Ao sabermos que um recibo bastaria ficamos com o pé atrás e por esta e outras razões criou-se uma crise entre a garotada que estava junto comigo e o PMDB, e o trabalho foi terminado num clima muito tenso.
No ano seguinte pagamos o imposto devido e uma enorme multa e de fato resolvi nunca mais trabalhar com política e não trabalhei. Na verdade esta entrevista que você menciona nem era uma denúncia, até porque esta era a prática corrente nos anos 80, eu estava apenas respondendo uma pergunta do jornalista sobre o por que de nunca mais ter feito programas políticos.
Minha ajuda na campanha da Marina em 2010 foi voluntária, queriam contratar a minha produtora, com nota, mas preferi não participar, o pouco que fiz foi como uma doação, não remunerado. Qualquer coisa que eu venha a fazer ligada a partidos será por convicção, nunca mais como trabalho profissional.
Como te soa o fato de Marina ser evangélica?
Não tenho problema nenhum com isso. Só faltava começar a discriminar a fé alheia. Já fizeram isso na Alemanha, na Irlanda e em muitos outros lugares ao longo da história e nunca deu certo. Ha evangélicos retrógrados, católicos retrógrados e ateus retrógrados. Porque conheço um ateu que é um imbecil não posso concluir que todos os ateus sejam imbecis.
Recentemente houve uma mudança no seu programa de governo, sobre a questão dos direitos LGBT.

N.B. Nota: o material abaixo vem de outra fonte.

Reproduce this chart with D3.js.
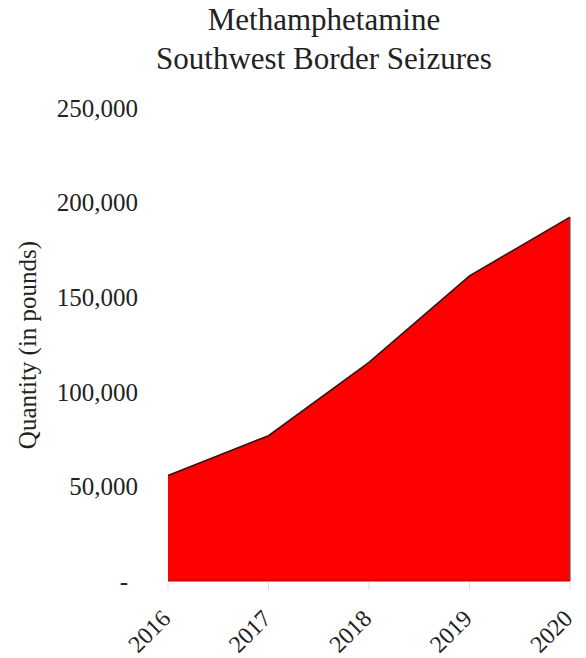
<!DOCTYPE html>
<html>
<head>
<meta charset="utf-8">
<script src="https://cdn.jsdelivr.net/npm/d3@7"></script>
<style>
  body { margin: 0; background: #fff; }
  text { font-family: "Liberation Serif", "Times New Roman", serif; fill: #222; }
</style>
</head>
<body>
<svg id="svg" width="586" height="658"></svg>
<script>
// data
var years = ["2016", "2017", "2018", "2019", "2020"]
var pounds = [55800, 76800, 115500, 161300, 192300]
var yTicks = [0, 50000, 100000, 150000, 200000, 250000]

var svg = d3.select("#svg")
var width = 586, height = 658

var x = d3.scalePoint().domain(years).range([168, 570])
var y = d3.scaleLinear().domain([0, 250000]).range([581, 108])

var rows = years.map((d, i) => ({year: d, value: pounds[i]}))

// title
var title = svg.append("text")
  .attr("text-anchor", "middle")
  .attr("x", 324)
  .style("font-size", "31px")
title.append("tspan").attr("x", 324).attr("y", 30).text("Methamphetamine")
title.append("tspan").attr("x", 324).attr("y", 69).text("Southwest Border Seizures")

// y axis labels (no line)
var fmt = d3.format(",")
svg.append("g").selectAll("text")
  .data(yTicks)
  .enter().append("text")
  .attr("x", d => d === 0 ? 128 : 138)
  .attr("y", d => y(d))
  .attr("dy", "0.35em")
  .attr("text-anchor", "end")
  .style("font-size", "25px")
  .text(d => d === 0 ? "-" : fmt(d))

svg.append("text")
  .attr("transform", "translate(36," + 345 + ") rotate(-90)")
  .attr("text-anchor", "middle")
  .style("font-size", "25px")
  .text("Quantity (in pounds)")

// area
var area = d3.area()
  .x(d => x(d.year))
  .y0(y(0))
  .y1(d => y(d.value))

svg.append("path")
  .datum(rows)
  .attr("d", area)
  .attr("fill", "#ff0000")

var line = d3.line()
  .x(d => x(d.year))
  .y(d => y(d.value))

svg.append("path")
  .datum(rows)
  .attr("d", line)
  .attr("fill", "none")
  .attr("stroke", "#3a1010")
  .attr("stroke-width", 1.6)

// right edge and bottom edge
svg.append("line")
  .attr("x1", x("2020")).attr("x2", x("2020"))
  .attr("y1", y(pounds[4])).attr("y2", y(0))
  .attr("stroke", "#555").attr("stroke-width", 1.2)

svg.append("line")
  .attr("x1", x("2016")).attr("x2", x("2020"))
  .attr("y1", y(0)).attr("y2", y(0))
  .attr("stroke", "#b00000").attr("stroke-width", 1)

// x axis ticks and rotated labels
var xg = svg.append("g")
xg.selectAll("line")
  .data(years)
  .enter().append("line")
  .attr("x1", d => x(d)).attr("x2", d => x(d))
  .attr("y1", y(0) + 1).attr("y2", y(0) + 9)
  .attr("stroke", "#ddd")

xg.selectAll("text")
  .data(years)
  .enter().append("text")
  .attr("text-anchor", "end")
  .attr("transform", d => "translate(" + (x(d) - 2) + "," + (y(0) + 33) + ") rotate(-45)")
  .attr("dy", "0.35em")
  .style("font-size", "24px")
  .text(d => d)
</script>
</body>
</html>
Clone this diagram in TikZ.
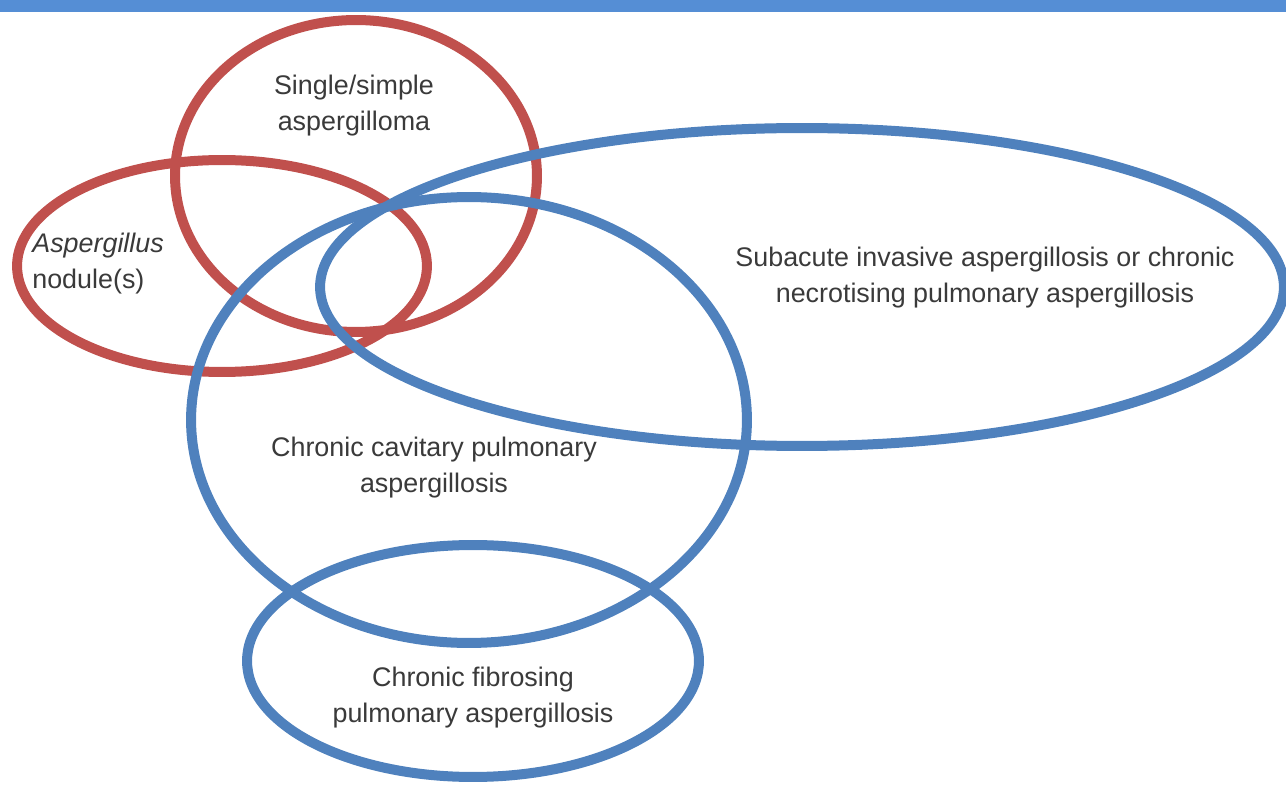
\documentclass[tikz,border=0pt]{standalone}
\usepackage{fontspec}
\setmainfont{Liberation Sans}
\usetikzlibrary{positioning}
\definecolor{venred}{HTML}{C0504D}
\definecolor{venblue}{HTML}{4F81BD}
\definecolor{barblue}{HTML}{558ED5}
\definecolor{inkgray}{HTML}{3A3A3A}

\begin{document}
\begin{tikzpicture}[x=0.02cm, y=-0.02cm,
    ring/.style={line width=0.2cm},
    redring/.style={ring, draw=venred},
    bluering/.style={ring, draw=venblue},
    lbl/.style={font=\fontsize{15.3}{20.5}\selectfont, text=inkgray,
                align=center, inner sep=0pt},
]
\useasboundingbox (0,0) rectangle (1286,787);
\clip (0,0) rectangle (1286,787);
\fill[barblue] (0,0) rectangle (1286,12);

% red rings
\draw[redring] (356,176) ellipse [x radius=3.62cm, y radius=3.12cm];
\draw[redring] (222,266) ellipse [x radius=4.10cm, y radius=2.12cm];

% blue rings
\draw[bluering] (802,287) ellipse [x radius=9.64cm, y radius=3.18cm];
\draw[bluering] (469,420) ellipse [x radius=5.56cm, y radius=4.46cm];
\draw[bluering] (473,661) ellipse [x radius=4.52cm, y radius=2.32cm];

% labels
\node[lbl] (aspergilloma) at (354,106) {Single/simple\\aspergilloma};
\node[lbl, anchor=west, align=left] (nodule) at (32,264) {\textit{Aspergillus}\\nodule(s)};
\node[lbl] (subacute) at (985,278) {Subacute invasive aspergillosis or chronic\\necrotising pulmonary aspergillosis};
\node[lbl] (cavitary) at (434,468) {Chronic cavitary pulmonary\\aspergillosis};
\node[lbl] (fibrosing) at (473,698) {Chronic fibrosing\\pulmonary aspergillosis};
\end{tikzpicture}
\end{document}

Foi um grande vacilo ter mudado o texto mas o fato é que o programa do PSB, mesmo sem a criminalização da homofobia, avança na defesa das minorias. Em termos de recuo o governo foi mais longe que o PSB quando recolheu o famoso “kit-gay” por pressão da bancada evangélica, de quebra ainda deu um belo prejuízo ao recolher material já pronto para a distribuição. O fato é que embora totalmente razoável, o combate a homofobia está longe de ser um consenso no Brasil. Aliás, para saber como a Marina sempre se portou diante da questão, vale ler este depoimento de um petista: http://terramagazine.terra.com.br/blogdaamazonia/blog/2014/08/28/marina-pode-ser-elo-dos-religiosos-com-o-movimento-gay-diz-lider-lgbt-do-acre/
E mais uma: li hoje que a Marina Silva saiu numa lista do “The Guardian” das 50 pessoas que podem mudar o mundo. Certamente isso se deve a sua postura em relação ao meio ambiente. O Brasil poderia conseguir um protagonismo no mundo sob sua presidência, coisa que Lula tentou sem sucesso. Por outro lado, na cúpula do clima em NY ontem, Dilma se recusou a assinar um documento se comprometendo a acabar com a derrubada de florestas. Até onde vai a cegueira e falta de visão estratégica deste governo? Quando falo em visão do mundo do século 19 não estou fazendo frase de efeito. É de uma pobreza atroz.